Kuzhanthai Royappan’s book ‘Madurai Veeran Unmai Varalaru’ was banned in 2015 by the Tamil Nadu government.

 Govt can ban my books but I wont stop writing about Dalits says this defiant TN writer
news Censorship Wednesday, June 07, 2017 - 22:36

Kuzhanthai Royappan, a 61-year-old writer from Trichy district, whose first book was banned by the Tamil Nadu government two years ago on the grounds that it could cause communal disharmony, says that he will continue to write books about Dalits.

Royappan had filed a petition against the government’s ban in 2015. When the case came up for hearing on Tuesday, the Madras High Court directed the state government to respond in six weeks.

According to Royappan, the government had banned his book Madurai Veeran Unmai Varalaru because he described Madurai Veeran, a folk deity as a Dalit, who falls in love with a caste Hindu woman. “This story was told to me by an old storyteller. Other books about Madurai Veeran claim that he was born to a Kasi king but in that era between 1623 and 1653, there were no Kasi kings, Mughals were ruling us,” he explains.

While banning the book, the Tamil Nadu government had then said, “The state government is of the opinion that the book contains assertions that are certain to cause disharmony and feeling of enmity between different castes and communities and promote communal tension affecting public peace and tranquillity,” reported The Hindu.

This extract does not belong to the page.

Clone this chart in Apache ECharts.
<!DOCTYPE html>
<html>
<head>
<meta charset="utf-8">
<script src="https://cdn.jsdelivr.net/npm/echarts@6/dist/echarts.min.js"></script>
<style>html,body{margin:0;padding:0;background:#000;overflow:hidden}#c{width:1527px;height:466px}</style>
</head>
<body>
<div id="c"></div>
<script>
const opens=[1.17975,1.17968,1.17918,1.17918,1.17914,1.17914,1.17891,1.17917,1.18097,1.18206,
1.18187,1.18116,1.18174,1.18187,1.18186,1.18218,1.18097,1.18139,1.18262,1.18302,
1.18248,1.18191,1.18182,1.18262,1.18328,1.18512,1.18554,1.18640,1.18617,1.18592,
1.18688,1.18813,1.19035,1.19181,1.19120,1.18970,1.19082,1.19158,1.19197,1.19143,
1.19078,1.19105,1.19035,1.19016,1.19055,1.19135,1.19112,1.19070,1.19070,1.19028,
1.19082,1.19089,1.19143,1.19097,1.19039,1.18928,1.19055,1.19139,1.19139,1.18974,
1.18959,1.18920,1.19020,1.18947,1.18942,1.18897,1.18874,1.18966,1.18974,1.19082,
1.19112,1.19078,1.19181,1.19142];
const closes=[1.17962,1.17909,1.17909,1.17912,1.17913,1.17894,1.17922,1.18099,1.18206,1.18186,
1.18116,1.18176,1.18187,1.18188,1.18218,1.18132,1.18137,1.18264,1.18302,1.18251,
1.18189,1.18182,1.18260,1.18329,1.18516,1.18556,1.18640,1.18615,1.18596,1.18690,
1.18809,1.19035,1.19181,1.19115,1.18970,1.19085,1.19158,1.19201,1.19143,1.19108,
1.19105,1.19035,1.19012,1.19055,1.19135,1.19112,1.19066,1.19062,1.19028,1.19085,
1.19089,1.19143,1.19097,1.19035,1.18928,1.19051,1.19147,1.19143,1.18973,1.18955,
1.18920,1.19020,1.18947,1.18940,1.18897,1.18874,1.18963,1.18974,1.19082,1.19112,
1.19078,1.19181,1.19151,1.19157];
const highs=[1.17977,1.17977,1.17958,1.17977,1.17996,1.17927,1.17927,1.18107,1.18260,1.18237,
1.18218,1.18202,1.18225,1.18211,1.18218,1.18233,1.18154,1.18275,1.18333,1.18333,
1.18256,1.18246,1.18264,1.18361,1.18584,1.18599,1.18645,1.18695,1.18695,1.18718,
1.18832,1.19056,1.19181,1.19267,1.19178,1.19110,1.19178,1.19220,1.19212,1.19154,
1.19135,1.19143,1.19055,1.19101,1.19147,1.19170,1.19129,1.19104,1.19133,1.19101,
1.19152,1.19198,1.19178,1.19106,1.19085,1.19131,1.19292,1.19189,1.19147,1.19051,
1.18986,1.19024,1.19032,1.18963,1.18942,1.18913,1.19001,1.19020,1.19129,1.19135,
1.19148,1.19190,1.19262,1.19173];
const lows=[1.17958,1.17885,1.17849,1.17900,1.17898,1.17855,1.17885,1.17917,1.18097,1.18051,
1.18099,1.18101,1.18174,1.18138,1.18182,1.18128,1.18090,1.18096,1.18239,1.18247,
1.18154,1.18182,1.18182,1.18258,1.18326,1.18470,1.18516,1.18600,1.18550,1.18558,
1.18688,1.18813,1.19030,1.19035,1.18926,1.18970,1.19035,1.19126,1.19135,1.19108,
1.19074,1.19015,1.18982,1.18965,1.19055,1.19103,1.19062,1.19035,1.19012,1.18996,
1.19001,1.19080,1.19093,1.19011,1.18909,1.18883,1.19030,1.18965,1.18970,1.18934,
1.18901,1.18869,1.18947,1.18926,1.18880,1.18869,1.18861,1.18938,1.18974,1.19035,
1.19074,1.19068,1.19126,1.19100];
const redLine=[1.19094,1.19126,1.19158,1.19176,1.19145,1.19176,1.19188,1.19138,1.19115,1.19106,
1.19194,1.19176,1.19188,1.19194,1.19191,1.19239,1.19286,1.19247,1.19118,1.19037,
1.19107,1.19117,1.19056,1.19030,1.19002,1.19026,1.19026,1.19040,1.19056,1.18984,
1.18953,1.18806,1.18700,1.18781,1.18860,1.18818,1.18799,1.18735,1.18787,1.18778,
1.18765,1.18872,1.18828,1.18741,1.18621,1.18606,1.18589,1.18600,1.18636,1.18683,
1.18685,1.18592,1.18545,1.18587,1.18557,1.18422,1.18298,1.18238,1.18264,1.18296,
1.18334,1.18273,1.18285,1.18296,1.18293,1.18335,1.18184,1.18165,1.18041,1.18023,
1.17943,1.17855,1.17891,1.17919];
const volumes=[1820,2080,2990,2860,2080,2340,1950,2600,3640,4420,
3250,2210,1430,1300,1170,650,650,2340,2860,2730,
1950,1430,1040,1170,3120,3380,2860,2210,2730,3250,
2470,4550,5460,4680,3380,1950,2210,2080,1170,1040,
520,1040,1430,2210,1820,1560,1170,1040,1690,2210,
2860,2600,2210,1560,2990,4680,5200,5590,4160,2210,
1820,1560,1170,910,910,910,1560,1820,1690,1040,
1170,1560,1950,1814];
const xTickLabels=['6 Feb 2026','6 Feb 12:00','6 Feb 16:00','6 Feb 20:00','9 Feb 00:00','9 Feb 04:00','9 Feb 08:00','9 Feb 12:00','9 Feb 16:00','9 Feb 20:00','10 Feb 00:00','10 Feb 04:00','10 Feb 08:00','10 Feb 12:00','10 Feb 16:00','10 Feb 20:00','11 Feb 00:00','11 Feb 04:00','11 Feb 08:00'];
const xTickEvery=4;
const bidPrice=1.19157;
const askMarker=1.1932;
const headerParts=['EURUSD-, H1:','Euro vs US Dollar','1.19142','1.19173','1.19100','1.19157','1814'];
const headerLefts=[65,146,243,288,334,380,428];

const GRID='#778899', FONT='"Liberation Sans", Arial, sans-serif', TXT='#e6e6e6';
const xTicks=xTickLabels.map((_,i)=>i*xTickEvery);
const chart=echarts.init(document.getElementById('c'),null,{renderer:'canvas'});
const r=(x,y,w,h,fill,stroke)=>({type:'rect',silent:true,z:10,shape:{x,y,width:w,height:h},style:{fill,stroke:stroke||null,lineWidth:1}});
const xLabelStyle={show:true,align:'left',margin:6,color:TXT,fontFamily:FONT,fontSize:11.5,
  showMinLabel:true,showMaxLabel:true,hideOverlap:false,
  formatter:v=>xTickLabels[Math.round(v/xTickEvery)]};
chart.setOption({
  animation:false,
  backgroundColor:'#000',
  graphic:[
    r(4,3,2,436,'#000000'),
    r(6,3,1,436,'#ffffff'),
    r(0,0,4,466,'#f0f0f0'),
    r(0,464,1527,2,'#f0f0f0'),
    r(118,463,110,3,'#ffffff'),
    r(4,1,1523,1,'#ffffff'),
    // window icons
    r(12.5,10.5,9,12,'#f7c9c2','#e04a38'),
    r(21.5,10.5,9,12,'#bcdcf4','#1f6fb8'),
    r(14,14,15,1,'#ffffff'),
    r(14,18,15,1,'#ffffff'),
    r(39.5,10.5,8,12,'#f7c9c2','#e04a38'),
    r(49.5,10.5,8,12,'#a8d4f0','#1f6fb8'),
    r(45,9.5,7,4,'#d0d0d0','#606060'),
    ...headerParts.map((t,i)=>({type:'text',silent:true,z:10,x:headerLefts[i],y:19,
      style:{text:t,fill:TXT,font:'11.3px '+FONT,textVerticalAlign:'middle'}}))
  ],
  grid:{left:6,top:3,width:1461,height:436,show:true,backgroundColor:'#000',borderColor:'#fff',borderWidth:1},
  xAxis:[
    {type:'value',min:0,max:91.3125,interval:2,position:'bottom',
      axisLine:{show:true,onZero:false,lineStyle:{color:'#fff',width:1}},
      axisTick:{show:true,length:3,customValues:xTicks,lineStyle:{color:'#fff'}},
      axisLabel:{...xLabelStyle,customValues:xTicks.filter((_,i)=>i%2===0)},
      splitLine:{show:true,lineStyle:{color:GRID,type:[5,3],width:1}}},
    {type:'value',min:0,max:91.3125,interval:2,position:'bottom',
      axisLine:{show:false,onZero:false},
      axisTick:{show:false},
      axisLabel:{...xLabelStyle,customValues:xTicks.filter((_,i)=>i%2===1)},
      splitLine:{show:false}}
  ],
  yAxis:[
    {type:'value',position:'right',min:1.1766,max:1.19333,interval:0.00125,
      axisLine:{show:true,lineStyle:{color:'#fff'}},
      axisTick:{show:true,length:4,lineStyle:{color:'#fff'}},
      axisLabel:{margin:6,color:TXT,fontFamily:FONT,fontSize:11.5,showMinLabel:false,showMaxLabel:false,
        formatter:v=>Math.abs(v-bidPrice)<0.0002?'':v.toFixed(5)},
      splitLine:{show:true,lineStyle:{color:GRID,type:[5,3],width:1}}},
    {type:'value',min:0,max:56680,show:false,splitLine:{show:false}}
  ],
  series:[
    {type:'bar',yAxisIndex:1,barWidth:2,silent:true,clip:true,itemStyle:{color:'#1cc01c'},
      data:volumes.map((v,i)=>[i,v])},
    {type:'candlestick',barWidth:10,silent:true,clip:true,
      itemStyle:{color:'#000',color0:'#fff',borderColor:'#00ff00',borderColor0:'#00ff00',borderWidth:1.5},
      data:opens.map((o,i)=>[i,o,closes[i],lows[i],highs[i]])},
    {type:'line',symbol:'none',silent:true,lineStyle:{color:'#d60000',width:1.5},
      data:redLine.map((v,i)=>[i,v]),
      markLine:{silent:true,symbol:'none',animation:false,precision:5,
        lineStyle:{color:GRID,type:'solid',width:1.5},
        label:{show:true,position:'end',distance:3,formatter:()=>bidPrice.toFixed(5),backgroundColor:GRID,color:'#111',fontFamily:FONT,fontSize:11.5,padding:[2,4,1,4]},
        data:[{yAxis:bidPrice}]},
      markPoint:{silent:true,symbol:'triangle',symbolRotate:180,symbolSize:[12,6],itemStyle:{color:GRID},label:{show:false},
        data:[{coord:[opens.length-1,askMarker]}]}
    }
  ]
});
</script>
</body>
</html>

But the writer emphasises that the ban on his earlier will not stop him from writing about Dalits. “Even if the government keeps banning my books, I will never stop writing about Scheduled Caste people,” says Royappan defiantly.

His passion for the issue, he says, stems from having witnessed Dalits being mistreated since he was a boy. Royappan recounts, “When I used to go to tea shops, the shopkeeper will have different tumblers for both caste Hindus and Dalits. Also, Dalits were supposed to sit down and eat food while other caste people would sit and eat on chairs and tables.”

He recalls another story from his past, which forced him to protest against the caste oppression met out to the Dalit community in his village. “The government had given land to Scheduled Caste people in our village but all the other caste people took it away. I protested against the issue and also went to court,” alleges Royappan.

Forced to discontinue school after Class 1 due to family problems, Royappan started working as a daily wage worker from his early age. “I learnt to read and write Tamil on my own,” he says proudly.

His own life inspired him to write stories about Dalit people. His first book Madurai Veeran Unmai Varalaru was published in 2013. “Many Dalit people have died while trying to bring a change in the society, often their stories are not written. I want to bring out all those stories out through my books,” he explains.

His next book is a novel about Dalit Christians. “In our village, temples never had problems as there was a different temple for Dalits. But in churches, there are different places to pray for Dalits and caste Hindu people inside the church. After these issues cropped up, I have stopped going to church,” says Royappan.